From the listing below, restate word for word the lines from the line containing "Write a Python" down through the line containing "years = list(range(1971, 2005))". Exclude pictures.

- Information given -
◇ ◇ ◇
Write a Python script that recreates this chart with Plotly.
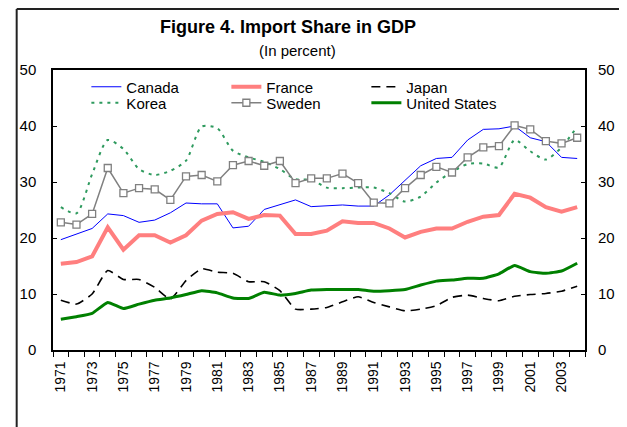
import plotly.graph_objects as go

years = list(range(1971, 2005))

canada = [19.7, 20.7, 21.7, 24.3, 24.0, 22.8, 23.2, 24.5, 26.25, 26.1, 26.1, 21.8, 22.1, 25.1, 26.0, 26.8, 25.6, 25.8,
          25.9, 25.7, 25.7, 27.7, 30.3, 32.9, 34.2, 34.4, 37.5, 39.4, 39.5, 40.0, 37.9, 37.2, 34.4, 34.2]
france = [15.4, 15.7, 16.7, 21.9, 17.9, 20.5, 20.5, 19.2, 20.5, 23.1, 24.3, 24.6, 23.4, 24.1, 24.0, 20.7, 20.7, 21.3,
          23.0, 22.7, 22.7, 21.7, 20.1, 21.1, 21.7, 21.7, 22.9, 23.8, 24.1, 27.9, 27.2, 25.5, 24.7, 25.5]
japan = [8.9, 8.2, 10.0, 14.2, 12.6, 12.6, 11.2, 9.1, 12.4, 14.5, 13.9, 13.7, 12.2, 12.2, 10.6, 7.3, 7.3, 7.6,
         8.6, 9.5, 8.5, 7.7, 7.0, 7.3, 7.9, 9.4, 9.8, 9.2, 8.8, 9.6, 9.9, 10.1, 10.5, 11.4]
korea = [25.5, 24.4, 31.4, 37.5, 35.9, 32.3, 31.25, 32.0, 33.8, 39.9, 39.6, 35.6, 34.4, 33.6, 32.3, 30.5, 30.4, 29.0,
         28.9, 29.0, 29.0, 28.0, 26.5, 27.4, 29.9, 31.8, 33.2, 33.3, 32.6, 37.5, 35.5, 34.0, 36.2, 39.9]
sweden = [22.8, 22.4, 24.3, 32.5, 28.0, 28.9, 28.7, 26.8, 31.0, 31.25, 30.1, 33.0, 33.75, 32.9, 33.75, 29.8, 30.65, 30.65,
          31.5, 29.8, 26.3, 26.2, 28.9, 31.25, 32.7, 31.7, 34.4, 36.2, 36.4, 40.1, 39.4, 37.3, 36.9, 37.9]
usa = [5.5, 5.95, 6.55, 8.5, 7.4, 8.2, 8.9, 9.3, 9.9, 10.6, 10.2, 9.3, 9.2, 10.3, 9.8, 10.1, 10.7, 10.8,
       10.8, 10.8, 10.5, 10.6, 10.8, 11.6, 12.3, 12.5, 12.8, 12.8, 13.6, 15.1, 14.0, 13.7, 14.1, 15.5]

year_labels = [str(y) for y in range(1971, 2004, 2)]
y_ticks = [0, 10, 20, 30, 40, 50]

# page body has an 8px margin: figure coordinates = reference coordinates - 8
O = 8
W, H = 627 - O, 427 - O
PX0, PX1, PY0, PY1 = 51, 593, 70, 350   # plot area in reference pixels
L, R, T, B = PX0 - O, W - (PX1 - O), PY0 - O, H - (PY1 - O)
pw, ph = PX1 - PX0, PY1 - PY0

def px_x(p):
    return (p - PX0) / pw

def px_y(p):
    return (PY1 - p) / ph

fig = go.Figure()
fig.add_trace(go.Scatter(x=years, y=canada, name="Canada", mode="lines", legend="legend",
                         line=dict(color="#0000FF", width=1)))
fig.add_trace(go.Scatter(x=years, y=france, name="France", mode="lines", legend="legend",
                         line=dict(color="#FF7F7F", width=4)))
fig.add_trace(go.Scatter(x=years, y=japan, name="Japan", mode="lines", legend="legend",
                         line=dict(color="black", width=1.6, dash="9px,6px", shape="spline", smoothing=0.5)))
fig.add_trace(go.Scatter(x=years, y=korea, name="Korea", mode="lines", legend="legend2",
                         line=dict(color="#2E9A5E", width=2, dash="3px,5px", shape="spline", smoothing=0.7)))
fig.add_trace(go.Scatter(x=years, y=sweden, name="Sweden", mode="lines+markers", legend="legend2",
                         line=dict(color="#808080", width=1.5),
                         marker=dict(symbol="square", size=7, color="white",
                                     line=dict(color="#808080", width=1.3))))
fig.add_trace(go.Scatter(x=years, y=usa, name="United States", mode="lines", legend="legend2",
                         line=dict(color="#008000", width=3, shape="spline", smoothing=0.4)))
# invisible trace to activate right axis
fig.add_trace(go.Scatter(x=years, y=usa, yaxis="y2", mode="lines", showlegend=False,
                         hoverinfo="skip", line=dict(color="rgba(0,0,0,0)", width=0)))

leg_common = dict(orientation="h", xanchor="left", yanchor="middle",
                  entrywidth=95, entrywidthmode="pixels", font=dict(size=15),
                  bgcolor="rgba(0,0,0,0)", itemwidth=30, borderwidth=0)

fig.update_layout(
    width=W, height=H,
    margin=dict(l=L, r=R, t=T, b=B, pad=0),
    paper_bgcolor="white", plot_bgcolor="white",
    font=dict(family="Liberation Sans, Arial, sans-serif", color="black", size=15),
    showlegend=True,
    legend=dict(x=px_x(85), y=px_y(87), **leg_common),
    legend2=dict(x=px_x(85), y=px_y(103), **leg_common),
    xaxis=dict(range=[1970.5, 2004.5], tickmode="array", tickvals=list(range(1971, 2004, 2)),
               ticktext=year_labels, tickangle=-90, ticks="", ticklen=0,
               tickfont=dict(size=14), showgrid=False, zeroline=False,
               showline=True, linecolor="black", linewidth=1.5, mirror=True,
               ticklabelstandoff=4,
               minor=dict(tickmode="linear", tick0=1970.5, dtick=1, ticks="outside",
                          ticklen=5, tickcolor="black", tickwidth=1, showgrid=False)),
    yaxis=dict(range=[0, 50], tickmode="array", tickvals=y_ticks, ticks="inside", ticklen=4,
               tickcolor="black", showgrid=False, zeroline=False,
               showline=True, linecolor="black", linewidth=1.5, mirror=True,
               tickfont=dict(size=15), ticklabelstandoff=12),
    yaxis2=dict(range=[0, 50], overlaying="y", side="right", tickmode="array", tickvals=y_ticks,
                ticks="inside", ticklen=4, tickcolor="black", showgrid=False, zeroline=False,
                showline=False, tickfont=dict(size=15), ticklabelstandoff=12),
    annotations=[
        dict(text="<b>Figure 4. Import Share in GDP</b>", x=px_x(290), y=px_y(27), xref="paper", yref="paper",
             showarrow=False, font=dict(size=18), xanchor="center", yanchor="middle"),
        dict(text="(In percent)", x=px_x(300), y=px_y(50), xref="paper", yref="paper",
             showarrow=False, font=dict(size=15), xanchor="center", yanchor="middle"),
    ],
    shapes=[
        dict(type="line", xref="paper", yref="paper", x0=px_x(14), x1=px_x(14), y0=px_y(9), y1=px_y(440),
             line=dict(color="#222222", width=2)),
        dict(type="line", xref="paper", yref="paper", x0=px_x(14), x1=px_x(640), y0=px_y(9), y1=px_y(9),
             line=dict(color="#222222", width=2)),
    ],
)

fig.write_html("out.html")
◇ ◇ ◇
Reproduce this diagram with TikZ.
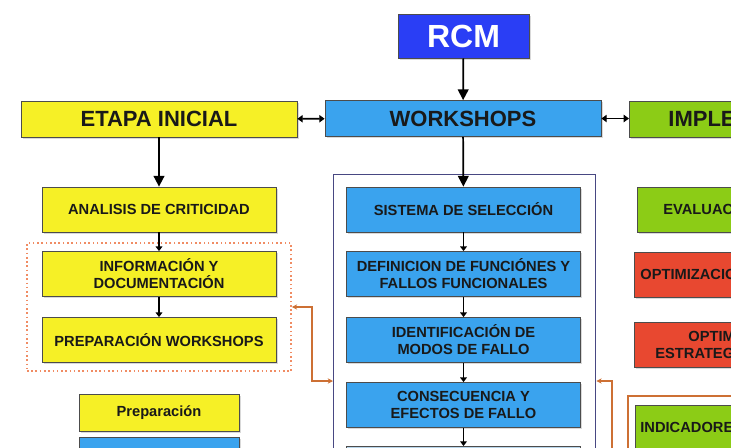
◇ ◇ ◇
- Exercise answer -
Write a Python script that recreates this chart with Plotly.
import plotly.graph_objects as go

years = list(range(1971, 2005))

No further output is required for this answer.